As night falls and you return to the first of the painted strips you should see some moths (amongst other creepy crawlies) feeding at the sugary mixture. Take care if you are using torch with a white light because shining this on to the strip may make some of the moths drop to the floor. A red light (such as the backlight from a bike) is supposed to be better to view the moths as they are not sensitive to the red light. Don't restrict yourself to putting the 'sugar' on tree trunks, try flicking drops onto shrubs with broad leaves. The 'sugar' mixture can be quite damaging to any lichens on tree-trunks so you may want to avoid painting on tree-trunks that have lichens on them.

Here's the recipe I use;

  • A bottle of Guinness or other good stout (approx half pint or 250ml)
  • One over-ripe banana
  • One ripe mango, with the flesh stripped of the stone (optional)
  • 2-4 dessert spoons of black molasses or treacle
  • 1lb (450g) of the stickiest/darkest sugar you can find

The mixture needs to be heated and the saucepan used should be at least twice the volume of the ingredients, as the mixture is prone to froth up when it is boiled. Mash or liquidise the banana (including the skin) and the mango flesh. Place the banana, stout, molasses, sugar and mango flesh in the large pan. Heat very gently, stirring frequently for 15 to 20 minutes until all the ingredients have dissolved and the mixture is starting to come to boil.  Simmer for 10 minutes stirring occasionally, making sure that the mixture does not solidify at the edges or overflow, until it thickens slightly. Allow to cool, again stirring occasionally. Bottle while still lukewarm. Before use stir in a little spirit (eg rum). Apply with a paintbrush. Have plenty of wet-wipes handy to clean up any sticky hands.
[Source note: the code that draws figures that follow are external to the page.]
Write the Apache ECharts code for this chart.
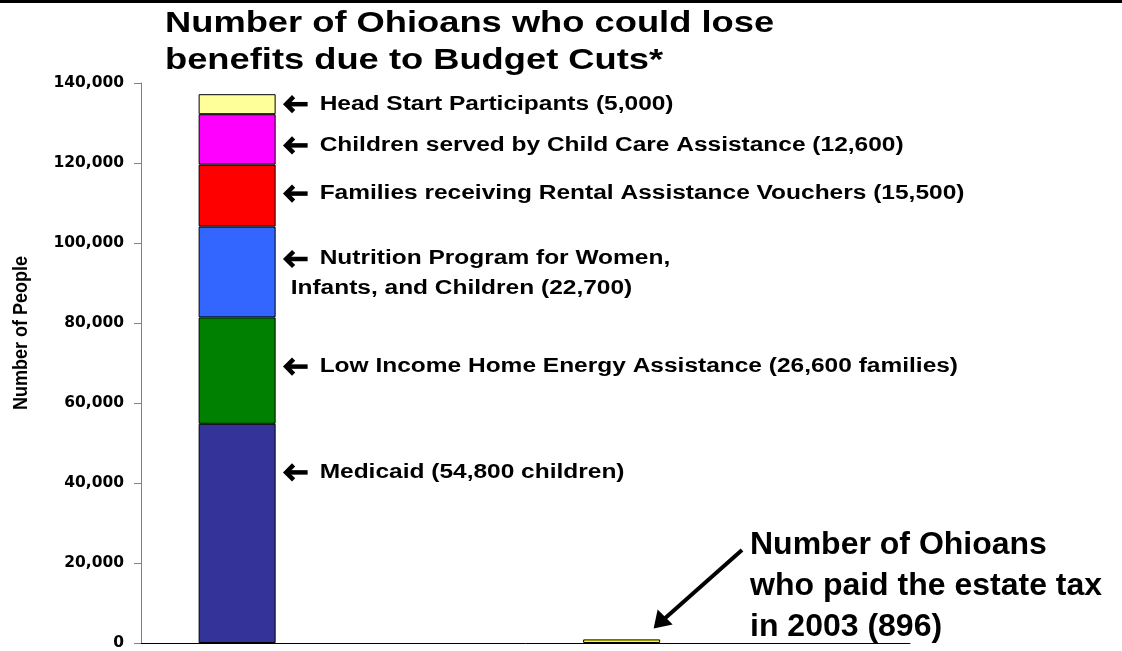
<!DOCTYPE html>
<html>
<head>
<meta charset="utf-8">
<script src="https://cdn.jsdelivr.net/npm/echarts@6/dist/echarts.min.js"></script>
<style>
  html, body { margin: 0; padding: 0; background: #fff; }
  #chart { width: 1122px; height: 651px; }
</style>
</head>
<body>
<div id="chart"></div>
<script>
// categories (only the 1st and 3rd slot carry a bar)
const categories = ['Budget Cuts', '', 'Estate Tax', ''];

// programs, bottom to top of the stack
const programNames = [
  'Medicaid (54,800 children)',
  'Low Income Home Energy Assistance (26,600 families)',
  'Nutrition Program for Women,\nInfants, and Children (22,700)',
  'Families receiving Rental Assistance Vouchers (15,500)',
  'Children served by Child Care Assistance (12,600)',
  'Head Start Participants (5,000)'
];
const programValues = [54800, 26600, 22700, 15500, 12600, 5000];
const programColors = ['#333399', '#008000', '#3366FF', '#FF0000', '#FF00FF', '#FFFF99'];

const estateTaxValue = 896;
const estateTaxNote = ['Number of Ohioans', 'who paid the estate tax', 'in 2003 (896)'];

const titleLines = ['Number of Ohioans who could lose', 'benefits due to Budget Cuts*'];
const yAxisTitle = 'Number of People';
const yMax = 140000;
const yStep = 20000;

// label nudges in px (a label is not always at its segment middle)
const labelNudge = [-61, -4, 2, -2, 6, 0];

const FONT = '"Liberation Sans", Arial, Helvetica, sans-serif';
const BAR_W = 77;
const STRETCH = 1.25;   // chart text in the original is drawn wide

const chart = echarts.init(document.getElementById('chart'));

const series = programValues.map((v, i) => ({
  name: programNames[i],
  type: 'bar',
  stack: 'total',
  barWidth: BAR_W,
  data: [v, null, null, null],
  itemStyle: { color: programColors[i], borderColor: '#000', borderWidth: 1 },
  emphasis: { disabled: true }
}));
series.push({
  name: 'Estate tax',
  type: 'bar',
  stack: 'total',
  barWidth: BAR_W,
  data: [null, null, estateTaxValue, null],
  itemStyle: { color: '#FFFF00', borderColor: '#000', borderWidth: 1 },
  emphasis: { disabled: true }
});

chart.setOption({
  animation: false,
  backgroundColor: '#fff',
  grid: { left: 141, right: 212, top: 83, bottom: 8 },
  xAxis: {
    type: 'category',
    data: categories,
    axisLine: { lineStyle: { color: '#000', width: 1 } },
    axisTick: { show: false },
    axisLabel: { show: false }
  },
  yAxis: {
    type: 'value',
    min: 0,
    max: yMax,
    interval: yStep,
    axisLine: { show: true, lineStyle: { color: '#808080', width: 1 } },
    axisTick: { show: true, length: 7, lineStyle: { color: '#808080' } },
    splitLine: { show: false },
    axisLabel: {
      fontFamily: '"DejaVu Sans", sans-serif', fontWeight: 'bold', fontSize: 15.5, color: '#000', margin: 17,
      formatter: v => v.toLocaleString('en-US')
    }
  },
  series: series
});

function arrowMark(x, y) {
  return [
    { type: 'line', shape: { x1: x + 2, y1: y, x2: x + 23, y2: y }, style: { stroke: '#000', lineWidth: 4.5 } },
    { type: 'polyline', shape: { points: [[x + 9, y - 7.5], [x + 1.5, y], [x + 9, y + 7.5]] },
      style: { stroke: '#000', lineWidth: 4.5, fill: null, lineJoin: 'miter' } }
  ];
}

// annotations placed through the chart's own scales
function annotate() {
  const barRight = chart.convertToPixel({ xAxisIndex: 0 }, 0) + BAR_W / 2;
  const arrowX = barRight + 9;
  const textX = barRight + 44;
  const g = [];
  let base = 0;
  programValues.forEach((v, i) => {
    const mid = chart.convertToPixel({ yAxisIndex: 0 }, base + v / 2) + labelNudge[i];
    base += v;
    const lines = programNames[i].split('\n');
    const gap = 30;
    const y0 = mid - (lines.length - 1) * gap / 2;
    lines.forEach((t, k) => {
      g.push({
        type: 'text',
        x: k === 0 ? textX : arrowX + 6,
        y: y0 + k * gap,
        scaleX: STRETCH,
        style: { text: t, fontFamily: FONT, fontWeight: 'bold', fontSize: 19.6, fill: '#000', verticalAlign: 'middle' }
      });
    });
    g.push(...arrowMark(arrowX, y0));
  });

  // title
  g.push({
    type: 'text', x: 165, y: 5, scaleX: 1.21,
    style: { text: titleLines.join('\n'), fontFamily: FONT, fontWeight: 'bold', fontSize: 30, lineHeight: 37, fill: '#000', verticalAlign: 'top' }
  });
  // y axis title
  g.push({
    type: 'text', x: 21, y: 333, rotation: Math.PI / 2, scaleY: 1.15,
    style: { text: yAxisTitle, fontFamily: FONT, fontWeight: 'bold', fontSize: 18, fill: '#000', align: 'center', verticalAlign: 'middle' }
  });
  // note next to the small bar
  g.push({
    type: 'text', x: 750, y: 525,
    style: { text: estateTaxNote.join('\n'), fontFamily: FONT, fontWeight: 'bold', fontSize: 32, lineHeight: 41, fill: '#000', verticalAlign: 'top' }
  });
  const tipX = chart.convertToPixel({ xAxisIndex: 0 }, 2) + 32;
  const tipY = chart.convertToPixel({ yAxisIndex: 0 }, estateTaxValue) - 11;
  g.push({
    type: 'line',
    shape: { x1: 742, y1: 550, x2: tipX + 10, y2: tipY - 9 },
    style: { stroke: '#000', lineWidth: 4 }
  });
  g.push({
    type: 'polygon',
    shape: { points: [[tipX, tipY], [tipX + 4, tipY - 19], [tipX + 19, tipY - 4]] },
    style: { fill: '#000' }
  });
  // frame line at the very top
  g.push({ type: 'rect', shape: { x: 0, y: 0, width: 1122, height: 3 }, style: { fill: '#000' } });
  chart.setOption({ graphic: g });
}
annotate();
</script>
</body>
</html>
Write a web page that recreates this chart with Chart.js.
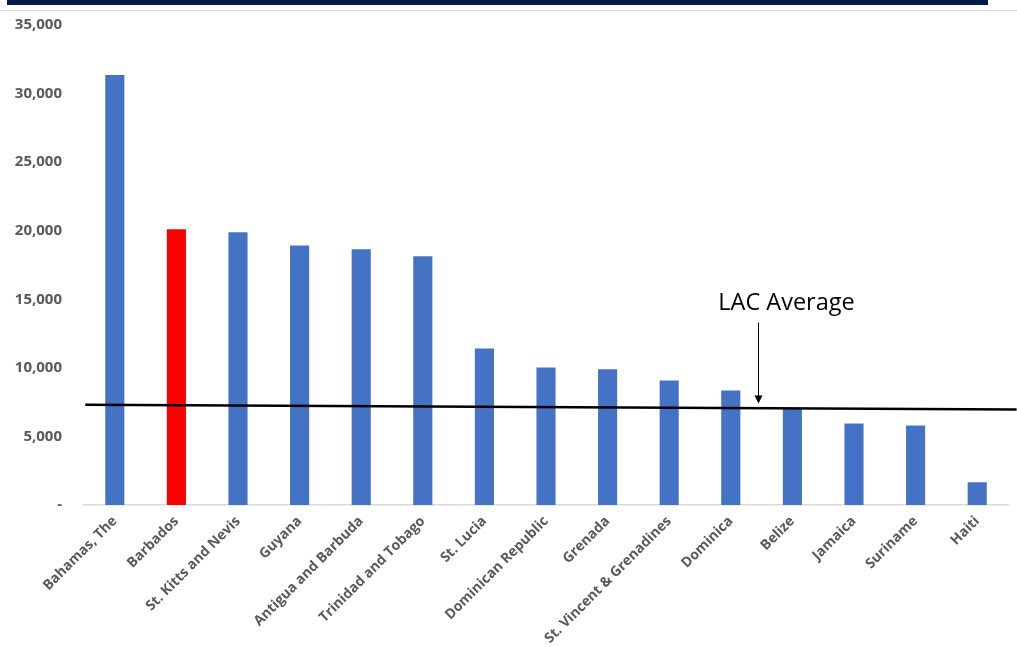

There are numerous variants on the above recipe, I have even heard of people using just an overripe water melon, breaking the melon open and smearing the pulp on tree trunks.

My experience with sugaring is that it can be very variable in results and seems very dependant on the weather - still, humid nights are supposed to be the best. Patches that are regularly sugared are also supposed to become more attractive with time.